**EXERCISE DETAILS**.
For this exercise, copy out each line of the material below that includes "chart".

━━━━━━━━━━━━━━━━

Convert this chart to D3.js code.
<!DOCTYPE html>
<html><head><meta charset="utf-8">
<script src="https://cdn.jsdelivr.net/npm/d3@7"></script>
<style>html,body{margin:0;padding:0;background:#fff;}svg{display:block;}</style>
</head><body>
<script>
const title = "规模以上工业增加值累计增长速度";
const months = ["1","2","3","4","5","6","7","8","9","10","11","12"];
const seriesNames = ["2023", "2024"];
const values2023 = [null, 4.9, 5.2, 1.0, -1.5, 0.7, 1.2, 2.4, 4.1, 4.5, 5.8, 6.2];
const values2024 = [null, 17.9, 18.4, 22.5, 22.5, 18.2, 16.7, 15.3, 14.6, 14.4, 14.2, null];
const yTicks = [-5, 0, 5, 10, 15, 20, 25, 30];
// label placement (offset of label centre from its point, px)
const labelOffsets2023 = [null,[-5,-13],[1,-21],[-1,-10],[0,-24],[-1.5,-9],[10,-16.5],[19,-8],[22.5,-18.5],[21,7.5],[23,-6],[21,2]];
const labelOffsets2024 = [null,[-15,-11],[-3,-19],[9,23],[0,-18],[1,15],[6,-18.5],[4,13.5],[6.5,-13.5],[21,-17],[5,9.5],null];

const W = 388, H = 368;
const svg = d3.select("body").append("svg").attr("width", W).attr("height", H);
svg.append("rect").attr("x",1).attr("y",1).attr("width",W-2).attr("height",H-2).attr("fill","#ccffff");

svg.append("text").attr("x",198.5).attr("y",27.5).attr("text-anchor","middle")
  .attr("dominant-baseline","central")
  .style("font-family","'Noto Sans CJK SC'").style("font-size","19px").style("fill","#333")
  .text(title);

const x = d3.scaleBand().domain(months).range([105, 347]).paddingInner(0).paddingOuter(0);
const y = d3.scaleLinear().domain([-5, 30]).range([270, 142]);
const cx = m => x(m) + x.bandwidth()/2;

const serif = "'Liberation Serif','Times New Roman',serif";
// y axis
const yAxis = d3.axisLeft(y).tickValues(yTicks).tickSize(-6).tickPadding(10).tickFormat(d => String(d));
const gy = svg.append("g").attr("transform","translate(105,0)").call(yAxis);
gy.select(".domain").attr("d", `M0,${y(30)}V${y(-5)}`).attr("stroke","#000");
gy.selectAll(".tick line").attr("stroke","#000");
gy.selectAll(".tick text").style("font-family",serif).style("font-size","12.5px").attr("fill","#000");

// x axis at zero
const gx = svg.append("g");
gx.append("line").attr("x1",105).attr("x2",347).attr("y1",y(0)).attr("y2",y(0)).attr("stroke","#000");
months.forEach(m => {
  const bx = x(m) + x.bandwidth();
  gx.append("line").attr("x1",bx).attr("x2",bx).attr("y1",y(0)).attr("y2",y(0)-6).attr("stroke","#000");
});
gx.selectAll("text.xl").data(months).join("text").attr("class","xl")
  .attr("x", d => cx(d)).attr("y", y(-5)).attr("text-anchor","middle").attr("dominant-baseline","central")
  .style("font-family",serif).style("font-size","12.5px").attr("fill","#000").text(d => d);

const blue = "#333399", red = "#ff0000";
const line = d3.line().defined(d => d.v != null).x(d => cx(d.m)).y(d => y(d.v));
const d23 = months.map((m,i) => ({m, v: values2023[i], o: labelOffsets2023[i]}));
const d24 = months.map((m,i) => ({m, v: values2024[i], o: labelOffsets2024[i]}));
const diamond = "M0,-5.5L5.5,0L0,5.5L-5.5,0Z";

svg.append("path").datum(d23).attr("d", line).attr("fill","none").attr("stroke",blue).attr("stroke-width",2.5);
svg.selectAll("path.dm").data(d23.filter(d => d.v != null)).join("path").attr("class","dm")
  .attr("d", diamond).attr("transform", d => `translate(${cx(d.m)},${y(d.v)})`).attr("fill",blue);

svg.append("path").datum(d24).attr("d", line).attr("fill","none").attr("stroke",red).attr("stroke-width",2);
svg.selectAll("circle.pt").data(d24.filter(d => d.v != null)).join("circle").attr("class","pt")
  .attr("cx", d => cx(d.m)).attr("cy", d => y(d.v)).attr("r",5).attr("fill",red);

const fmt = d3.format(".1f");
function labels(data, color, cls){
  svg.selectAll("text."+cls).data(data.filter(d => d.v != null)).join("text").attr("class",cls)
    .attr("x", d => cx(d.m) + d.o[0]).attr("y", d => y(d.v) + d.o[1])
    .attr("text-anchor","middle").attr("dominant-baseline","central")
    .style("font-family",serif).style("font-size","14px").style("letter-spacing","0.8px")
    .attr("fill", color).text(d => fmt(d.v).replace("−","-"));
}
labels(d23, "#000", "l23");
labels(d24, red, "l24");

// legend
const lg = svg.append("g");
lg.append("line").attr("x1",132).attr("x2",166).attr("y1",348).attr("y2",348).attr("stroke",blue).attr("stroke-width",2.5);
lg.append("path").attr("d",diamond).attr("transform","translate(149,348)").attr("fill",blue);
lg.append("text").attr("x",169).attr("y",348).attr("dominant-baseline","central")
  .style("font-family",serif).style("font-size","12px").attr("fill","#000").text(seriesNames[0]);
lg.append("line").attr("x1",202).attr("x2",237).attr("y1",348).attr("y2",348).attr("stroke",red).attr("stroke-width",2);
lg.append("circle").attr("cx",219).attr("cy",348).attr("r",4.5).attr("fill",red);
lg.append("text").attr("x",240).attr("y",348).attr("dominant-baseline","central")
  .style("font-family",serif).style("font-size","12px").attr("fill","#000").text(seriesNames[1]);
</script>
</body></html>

━━━━━━━━━━━━━━━━

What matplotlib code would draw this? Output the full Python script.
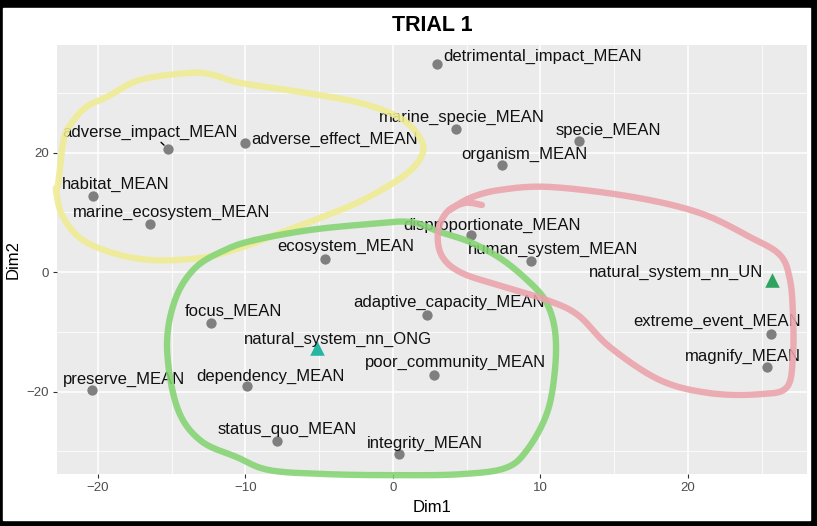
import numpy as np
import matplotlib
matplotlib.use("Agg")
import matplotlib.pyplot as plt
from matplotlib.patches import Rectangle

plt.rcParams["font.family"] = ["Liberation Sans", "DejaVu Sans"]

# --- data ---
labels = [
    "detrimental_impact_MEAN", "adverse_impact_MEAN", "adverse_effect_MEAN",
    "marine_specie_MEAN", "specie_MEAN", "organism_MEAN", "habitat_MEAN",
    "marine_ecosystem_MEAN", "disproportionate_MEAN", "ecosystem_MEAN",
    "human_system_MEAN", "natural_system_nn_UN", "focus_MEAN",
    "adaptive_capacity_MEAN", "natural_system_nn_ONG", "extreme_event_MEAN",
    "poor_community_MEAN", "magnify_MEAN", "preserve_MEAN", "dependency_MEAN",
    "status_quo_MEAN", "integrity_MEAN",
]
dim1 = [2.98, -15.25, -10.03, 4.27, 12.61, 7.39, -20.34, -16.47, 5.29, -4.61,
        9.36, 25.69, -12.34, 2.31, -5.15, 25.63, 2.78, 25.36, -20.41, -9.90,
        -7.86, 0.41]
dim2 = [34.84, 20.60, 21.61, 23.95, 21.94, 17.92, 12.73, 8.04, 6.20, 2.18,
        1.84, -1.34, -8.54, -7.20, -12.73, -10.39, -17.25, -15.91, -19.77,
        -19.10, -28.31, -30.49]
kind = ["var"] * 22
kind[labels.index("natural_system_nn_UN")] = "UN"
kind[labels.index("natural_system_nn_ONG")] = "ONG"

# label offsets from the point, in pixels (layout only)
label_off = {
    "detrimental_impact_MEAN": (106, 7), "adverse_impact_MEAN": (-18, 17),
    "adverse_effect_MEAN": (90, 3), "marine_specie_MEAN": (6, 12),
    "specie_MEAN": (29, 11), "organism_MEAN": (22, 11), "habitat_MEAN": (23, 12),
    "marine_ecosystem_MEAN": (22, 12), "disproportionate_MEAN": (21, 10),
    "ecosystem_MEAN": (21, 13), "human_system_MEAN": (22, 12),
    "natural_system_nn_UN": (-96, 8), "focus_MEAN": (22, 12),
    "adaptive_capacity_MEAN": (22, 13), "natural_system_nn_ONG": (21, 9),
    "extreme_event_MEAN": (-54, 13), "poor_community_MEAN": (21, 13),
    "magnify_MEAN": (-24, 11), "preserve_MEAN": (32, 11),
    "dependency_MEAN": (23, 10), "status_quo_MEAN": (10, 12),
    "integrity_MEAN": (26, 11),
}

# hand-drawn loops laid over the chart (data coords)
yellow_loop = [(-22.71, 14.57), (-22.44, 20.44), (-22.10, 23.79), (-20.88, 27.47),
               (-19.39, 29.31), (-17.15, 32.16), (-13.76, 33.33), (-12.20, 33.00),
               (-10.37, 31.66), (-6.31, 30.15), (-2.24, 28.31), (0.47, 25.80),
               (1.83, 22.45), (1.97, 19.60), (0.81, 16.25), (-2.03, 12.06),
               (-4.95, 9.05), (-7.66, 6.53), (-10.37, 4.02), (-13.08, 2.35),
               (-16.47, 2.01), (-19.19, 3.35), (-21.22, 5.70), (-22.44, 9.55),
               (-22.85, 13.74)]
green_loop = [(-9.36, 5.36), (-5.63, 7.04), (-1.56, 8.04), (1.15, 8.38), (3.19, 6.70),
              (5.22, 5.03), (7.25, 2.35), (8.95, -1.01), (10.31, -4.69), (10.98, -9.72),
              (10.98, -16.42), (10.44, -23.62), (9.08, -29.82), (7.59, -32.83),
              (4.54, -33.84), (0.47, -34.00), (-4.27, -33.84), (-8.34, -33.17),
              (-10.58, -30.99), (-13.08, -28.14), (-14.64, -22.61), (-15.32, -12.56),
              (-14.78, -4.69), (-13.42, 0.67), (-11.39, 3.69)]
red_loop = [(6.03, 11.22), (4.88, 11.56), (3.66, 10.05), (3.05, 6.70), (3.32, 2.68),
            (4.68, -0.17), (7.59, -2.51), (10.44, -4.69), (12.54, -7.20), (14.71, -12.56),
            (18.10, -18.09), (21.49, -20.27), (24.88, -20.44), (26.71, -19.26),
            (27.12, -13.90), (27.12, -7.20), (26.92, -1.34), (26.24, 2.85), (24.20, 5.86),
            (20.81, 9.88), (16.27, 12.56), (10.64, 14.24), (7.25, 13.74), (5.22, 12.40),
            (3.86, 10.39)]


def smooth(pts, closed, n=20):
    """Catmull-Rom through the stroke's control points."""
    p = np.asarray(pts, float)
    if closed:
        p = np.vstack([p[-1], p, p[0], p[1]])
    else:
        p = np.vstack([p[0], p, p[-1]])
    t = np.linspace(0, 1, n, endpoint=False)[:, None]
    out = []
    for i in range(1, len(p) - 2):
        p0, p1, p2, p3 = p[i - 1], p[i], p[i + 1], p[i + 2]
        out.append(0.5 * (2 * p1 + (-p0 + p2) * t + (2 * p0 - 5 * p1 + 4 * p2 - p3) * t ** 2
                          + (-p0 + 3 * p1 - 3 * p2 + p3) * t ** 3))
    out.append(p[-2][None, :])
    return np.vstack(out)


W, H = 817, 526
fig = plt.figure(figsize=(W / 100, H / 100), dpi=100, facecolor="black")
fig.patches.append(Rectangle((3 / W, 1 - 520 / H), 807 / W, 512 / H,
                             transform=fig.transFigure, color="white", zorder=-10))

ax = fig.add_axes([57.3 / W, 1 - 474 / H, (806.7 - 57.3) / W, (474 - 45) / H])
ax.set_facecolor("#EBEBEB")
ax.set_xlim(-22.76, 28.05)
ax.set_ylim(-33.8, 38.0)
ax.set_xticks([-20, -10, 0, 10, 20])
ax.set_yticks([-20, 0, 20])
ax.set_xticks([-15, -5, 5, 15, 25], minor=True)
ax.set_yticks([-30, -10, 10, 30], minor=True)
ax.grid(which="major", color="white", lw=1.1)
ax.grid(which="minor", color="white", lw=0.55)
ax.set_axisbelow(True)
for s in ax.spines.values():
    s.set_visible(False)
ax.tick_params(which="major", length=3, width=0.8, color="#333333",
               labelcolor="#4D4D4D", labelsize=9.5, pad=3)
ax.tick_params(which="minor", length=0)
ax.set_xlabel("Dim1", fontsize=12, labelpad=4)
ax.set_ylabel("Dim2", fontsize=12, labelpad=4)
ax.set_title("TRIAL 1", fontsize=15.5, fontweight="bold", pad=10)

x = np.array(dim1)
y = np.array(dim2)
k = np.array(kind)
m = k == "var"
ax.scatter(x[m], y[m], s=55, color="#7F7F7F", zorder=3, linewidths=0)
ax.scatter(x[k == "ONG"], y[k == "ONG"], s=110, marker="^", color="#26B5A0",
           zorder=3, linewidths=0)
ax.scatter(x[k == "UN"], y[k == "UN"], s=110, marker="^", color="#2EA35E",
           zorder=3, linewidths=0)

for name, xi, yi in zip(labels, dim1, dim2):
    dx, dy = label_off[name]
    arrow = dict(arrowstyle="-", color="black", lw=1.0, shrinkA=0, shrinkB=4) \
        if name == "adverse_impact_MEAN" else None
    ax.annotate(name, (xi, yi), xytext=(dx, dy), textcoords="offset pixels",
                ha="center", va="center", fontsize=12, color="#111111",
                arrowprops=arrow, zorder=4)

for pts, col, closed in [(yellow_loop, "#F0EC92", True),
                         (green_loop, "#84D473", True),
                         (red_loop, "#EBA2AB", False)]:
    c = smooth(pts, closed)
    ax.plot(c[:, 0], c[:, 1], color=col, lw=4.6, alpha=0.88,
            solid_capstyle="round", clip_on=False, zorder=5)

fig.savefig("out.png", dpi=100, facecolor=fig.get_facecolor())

━━━━━━━━━━━━━━━━

**RIGHT ANSWER**.
Convert this chart to D3.js code.
# hand-drawn loops laid over the chart (data coords)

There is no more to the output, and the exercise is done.